Еще мы встретились с Шарлоттой из «Чайлд фокус», бельгийской неправительственной организации, занимающейся проблемами похищенных и эксплуатируемых детей. После волны насилия и убийств детей, захлестнувшей страну в девяностые, Бельгия взялась искоренять эти гнусные преступления. Создание «Чайлд фокус» в 1997-м было частью этой стратегии. Шарлотта сказала, что в «Чайлд фокус» она занимается делом Мадлен, и это нас поразило. Мы не могли поверить, что в Бельгии есть женщина, которая делает это официально. Меня охватило такое чувство благодарности, что я разрыдалась. И печальные новости, и добрые вести заставляли меня плакать. Сколько же слез я пролила за это время! Те, кто критиковал нас за излишнюю сдержанность и сухость, не видели и малой доли моих слез.
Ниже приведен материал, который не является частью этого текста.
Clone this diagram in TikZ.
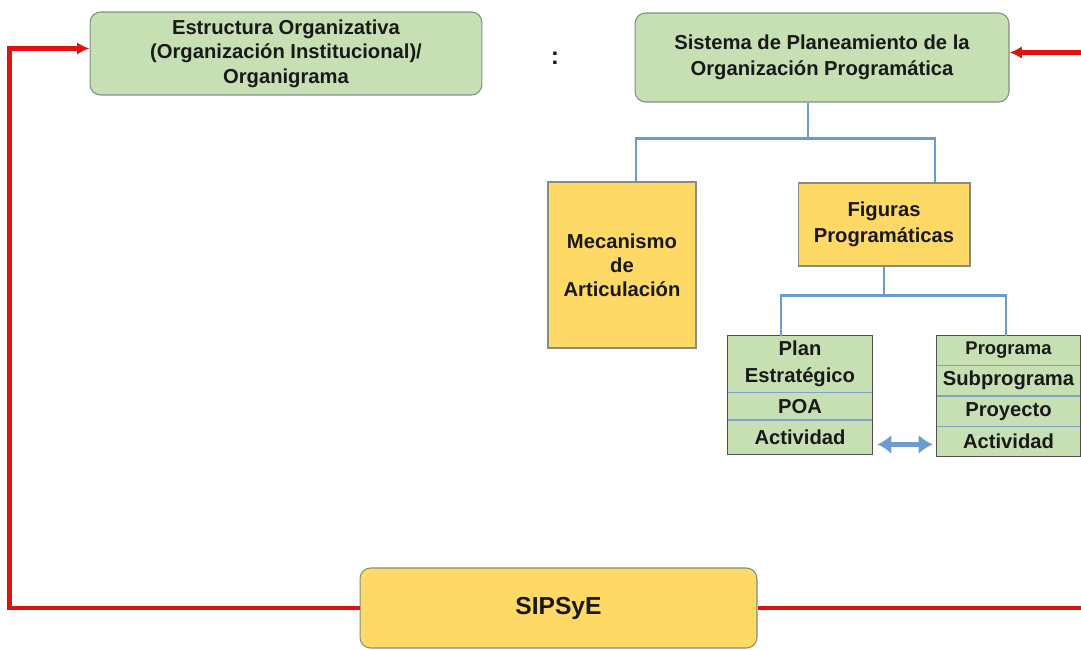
\documentclass[tikz,border=0pt]{standalone}
\usepackage{fontspec}
\setmainfont{Liberation Sans}
\usetikzlibrary{arrows.meta,positioning,calc}
\definecolor{boxgreen}{HTML}{C6E0B4}
\definecolor{boxyellow}{HTML}{FFD966}
\definecolor{edgegrey}{HTML}{7F8F80}
\definecolor{framegrey}{HTML}{505050}
\definecolor{treeblue}{HTML}{6B9BD0}
\definecolor{sepblue}{HTML}{7FA3C4}
\definecolor{linkred}{HTML}{E01212}

\begin{document}
\begin{tikzpicture}
  [x=0.02cm,y=-0.02cm,every node/.style={align=center,text=black!90,font=\bfseries\fontsize{11.5}{14}\selectfont}]
 \tikzset{greenbox/.style = {rectangle,rounded corners=6pt,draw=edgegrey,fill=boxgreen,line width=.6pt},
   yellowbox/.style = {rectangle,draw=edgegrey,fill=boxyellow,line width=.6pt},
   cell/.style = {rectangle,fill=boxgreen,minimum width=2.88cm,inner sep=0pt},
   frame/.style = {framegrey,line width=.8pt},
   sep/.style = {sepblue,line width=.7pt},
   tree/.style = {treeblue,line width=1.3pt},
   link/.style = {->,> = {Latex[length=7pt,width=7pt]},linkred,line width=2.3pt},
   dbl/.style = {<->,> = {Latex[length=8pt,width=11pt]},treeblue,line width=2.5pt}}
  \useasboundingbox (0,0) rectangle (1081,649);

  \node[greenbox,minimum width=7.84cm,minimum height=1.66cm,font=\bfseries\fontsize{11.5}{14}\selectfont] (org) at (286,53.5)
    {Estructura Organizativa\\(Organización Institucional)/\\Organigrama};
  \node[font=\bfseries\fontsize{14}{14}\selectfont] (colon) at (555,58) {:};
  \node[greenbox,minimum width=7.48cm,minimum height=1.78cm,font=\bfseries\fontsize{11.5}{14.7}\selectfont] (sis) at (822,57.5)
    {Sistema de Planeamiento de la\\Organización Programática};
  \node[yellowbox,minimum width=2.96cm,minimum height=3.32cm,font=\bfseries\fontsize{11.5}{13.6}\selectfont] (mec) at (622,265)
    {Mecanismo\\de\\Articulación};
  \node[yellowbox,minimum width=3.44cm,minimum height=1.66cm,font=\bfseries\fontsize{11.5}{14.7}\selectfont] (fig) at (884,224.5)
    {Figuras\\Programáticas};

  % plan side
  \node[cell,minimum height=1.12cm,font=\bfseries\fontsize{11.5}{15.3}\selectfont] (plan) at (800,364) {Plan\\Estratégico};
  \node[cell,minimum height=.54cm,below=0pt of plan] (poa) {POA};
  \node[cell,minimum height=.68cm,below=0pt of poa] (act) {Actividad};
  % programa side
  \node[cell,minimum width=2.86cm,minimum height=.58cm,font=\bfseries\fontsize{10.5}{12}\selectfont] (prog) at (1008.5,350.5) {Programa};
  \node[cell,minimum width=2.86cm,minimum height=.6cm,below=0pt of prog] (sub) {Subprograma};
  \node[cell,minimum width=2.86cm,minimum height=.6cm,below=0pt of sub] (proy) {Proyecto};
  \node[cell,minimum width=2.86cm,minimum height=.58cm,below=0pt of proy] (act2) {Actividad};

  \node[rectangle,rounded corners=6pt,draw=edgegrey,fill=boxyellow,line width=.6pt,
    minimum width=7.94cm,minimum height=1.6cm,font=\bfseries\fontsize{14}{14}\selectfont] (sip) at (558.5,608) {SIPSyE};

  \draw[frame] (plan.north west) rectangle (act.south east);
  \draw[frame] (prog.north west) rectangle (act2.south east);
  \foreach \c in {plan,poa,prog,sub,proy}
    \draw[sep] (\c.south west) -- (\c.south east);

  \foreach \to/\dx in {mec/.28cm,fig/1.02cm}
    \draw[tree] ([xshift=-.28cm]sis.south) -- ++(0,36) -| ([xshift=\dx]\to.north);
  \foreach \to/\dx in {plan/-.38cm,prog/-.05cm}
    \draw[tree] (fig.south) -- ++(0,29) -| ([xshift=\dx]\to.north);

  \draw[dbl] ($(act.east)+(5,7)$) -- ($(act.east -| act2.west)+(-4,7)$);

  \draw[link] (sip.west) -- ++(-350,0) |- ([yshift=.1cm]org.west);
  \draw[link] (sip.east) -- ++(340,0) |- ([yshift=.1cm]sis.east);

\end{tikzpicture}
\end{document}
После нескольких интервью для национального телевидения и радио, включая «Опспоринг ферзохт», нидерландский эквивалент «Полицейского надзора», мы отправились в аэропорт и полетели обратно в Алгарве. Мне нужно было увидеть прекрасные улыбки Шона и Амели, услышать их смешной лепет, ощутить их жадные объятия, их сладкое детское дыхание. Но скоро мне пришлось снова ненадолго расстаться с близняшками. Нас с Джерри пригласили в Лагуш на посвященный Мадлен музыкальный марафон. Мы оба буквально падали с ног от усталости, но нам хотелось показать, что мы безмерно благодарны за эту поддержку. Музыка была просто фантастической, и мы были счастливы при виде выступавших детей, которые посвящали свои номера Мадлен. Когда мы немного расслабились, на сцену вышли четыре юных рэпера. Они были такими забавными и заводными, что я рассмеялась. Это было одновременно и хорошо и плохо: я сразу представила себе, какие противоречивые комментарии это может вызвать. Веселость тут же испарилась, и на смену ей пришло чувство отвращения к самой себе за то, что я вообще могу смеяться. Такой будет жизнь без Мадлен? Я так и не смогу до ее возвращения засмеяться на людях или ощутить легкость и искреннюю радость?

12

МАРОККО

Воскресенье, 10 июня. Рабат, Марокко. Перед выездом в аэропорт я на свою голову решила почитать «Дейли экспресс» и наткнулась на большую (две страницы с фотографией кишащего людьми рынка) статью о торговле детьми в Марокко.

«Я отказываюсь верить, что наша милая маленькая Мадлен могла пройти через такое! Прошу, Господи, умоляю, защити ее! Она любит нас, Господи. Пожалуйста, верни ее нам!»

Вообще-то нам повезло, что мы смогли долететь до Рабата. Впрочем, слово «повезло» вряд ли здесь уместно. Реактивный самолет, на котором мы должны были лететь, был неисправен, и вместо него нам был предоставлен довоенный винтовой самолет. Он был слишком мал, чтобы вместить всех пассажиров, поэтому ему пришлось сделать два рейса, чтобы переправить всю нашу группу в Марокко. Я летать не люблю, но этот перелет был действительно страшным. В салоне, напоминавшем огромную металлическую трубу, было около двадцати сидений. Кабина пилота от салона не была отгорожена. Полок для багажа не имелось. Спасательных жилетов тоже не было. Об обслуживании в полете речь тем более не шла (хорошо, что я съела бутерброд в аэропорту). Конечно же, меня смущало не отсутствие удобств, просто в этом самолете я не чувствовала себя в безопасности. Мое разыгравшееся воображение рисовало самые жуткие картины, но больше всего я боялась не того, что мы погибнем, а что наша гибель сделает всех наших детей сиротами. Трудно оставаться рассудительным, когда уже и не помнишь, что такое покой.